On the threshold of the Great Mosque we met the Imām who told us how, before the miracle, before sterile men and barren women began coming here in pilgrimage, snow-white rabbits were seen to enter the sepulchre of the marabout and to emerge with their bellies so swollen that they ‘rolled against the ground’. A harlot noticed these prodigious rabbits which by merely crossing the mausoleum became heavy with young, and recognised them as the mischievous jinniyah female spirits who, in order to show human females the way, had taken the form of the animal which symbolises fecundity. The wretched woman, who for a long time had desired a son for her redemption, ran to pray at the tomb and her prayer was answered. Since then, the sanctuary has overflowed with ‘virgins who are becoming embittered by their celibacy, barren women, and mothers whose offspring have been cursed with some affliction’.
The most propitious moment, it seems, is Friday after the mid day prayer, and the pilgrimage must be repeated three Fridays running. The woman visits the tomb and after having craved her particular boon she lights the coloured candle she has brought with her and throws perfumed seeds into a brazier. After praying, she takes a jar and descends into the pool, removes her clothes and, when she is as naked ‘as a child washed by the midwife at the ceremony of the seventh day’, she performs the ritual of the great ablutions.
It is only very rarely that a woman does not become pregnant after this operation. The disappointed ones comfort themselves with the thought that their failure to conceive may be a blessing in disguise, since Allah often imposes a seeming misfortune on those for whom he has a special predilection.
The Imām was loquacious. Perhaps he was a little flattered by the interest of a Christian doctor in his religion. He explained to me that in ancient times the spring flowed not with water, but with blood – the blood of a jinn of the infernal regions – but the evil had entered into a serpent and disappeared, leaving only the benevolent element behind.
When I asked him what had become of the serpent full of maleficent power
he smiled in a gratified manner and told a story which left my companions open-mouthed.
One morning, it seems, the people of the city found at the spring a colossal serpent wound fifty times round upon itself, and asleep. It was as black as night and when it awoke it was seen that fire flashed from its eyes and smoke poured from its nostrils.
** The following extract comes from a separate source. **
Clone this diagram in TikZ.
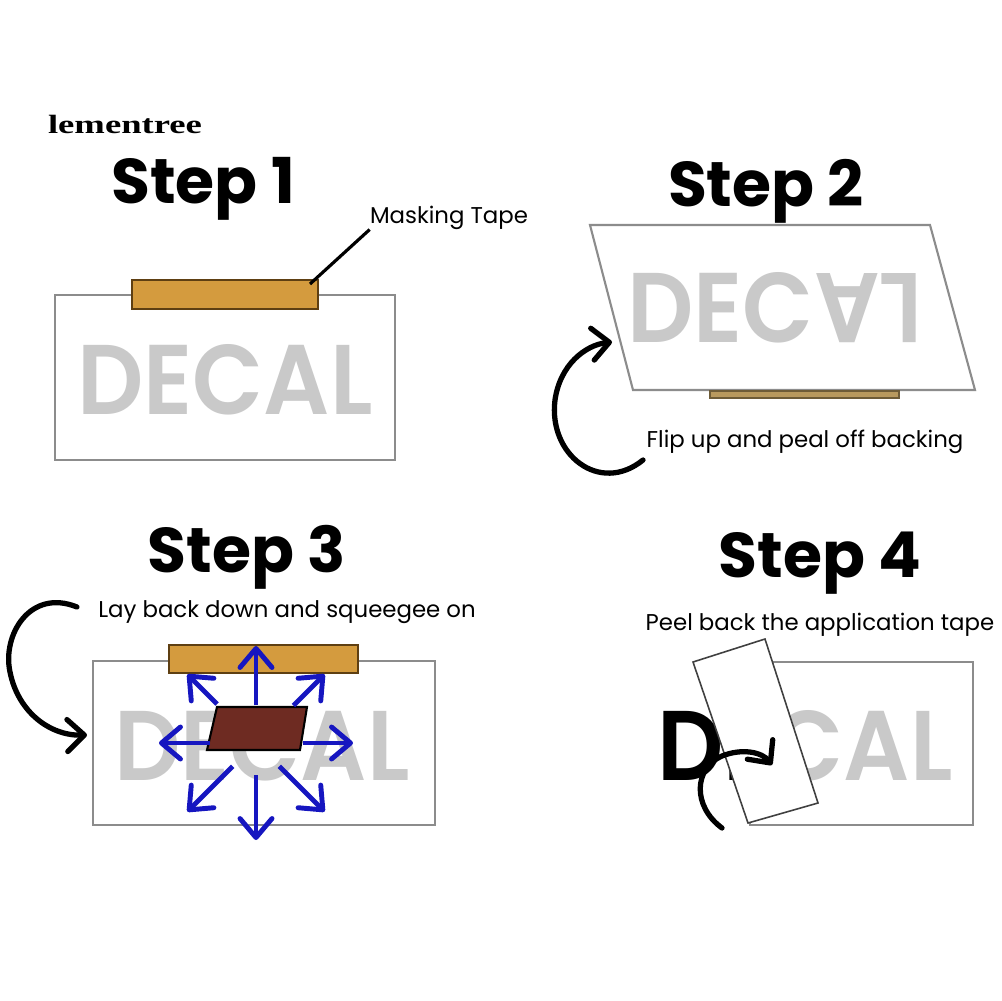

Every now and again it threw itself a hundred cubits into the air, above the tallest palm trees, and then fell down again into the pool and drank it dry with one draught.
The terrified men and women ran to the saint, invoking his protection.
On the following night, at the head of a procession of unknown persons (who were without doubt saints and inhabitants of the kingdom of the good spirits), Sidi Abdesselām went to the spring. From a distance the listening crowd heard the murmur of the supernatural assembly, at times drowned by the chanting voice of the holy man pronouncing the most terrible exorcisms. In the meantime, the serpent lashed out furiously, tearing up centuries old olive trees with its tail and rending great holes in the ground. From that night the spring became pure and holy, and the serpent was seen no more.
Mahmud Ferjiani paid a very high price for a little of the dust from the wall of the tomb, with the intention of making it into plasters as soon as he returned home, to cure his child of ringworm.
I was beginning to suspect that four-fifths of human ailments responded to Sidi Abdesselām’s influence and I felt that it was rather mean of this four-centuries-dead saint to set himself up as a rival concern.
‘But why – if the holy man can cure all ills,’ I asked, ‘do so many sick people come to be treated at the dispensary?’
‘Ah, but you see,’ Mohamed ed-Dernàwi explained to me, ‘at the dispensary they do not pay.’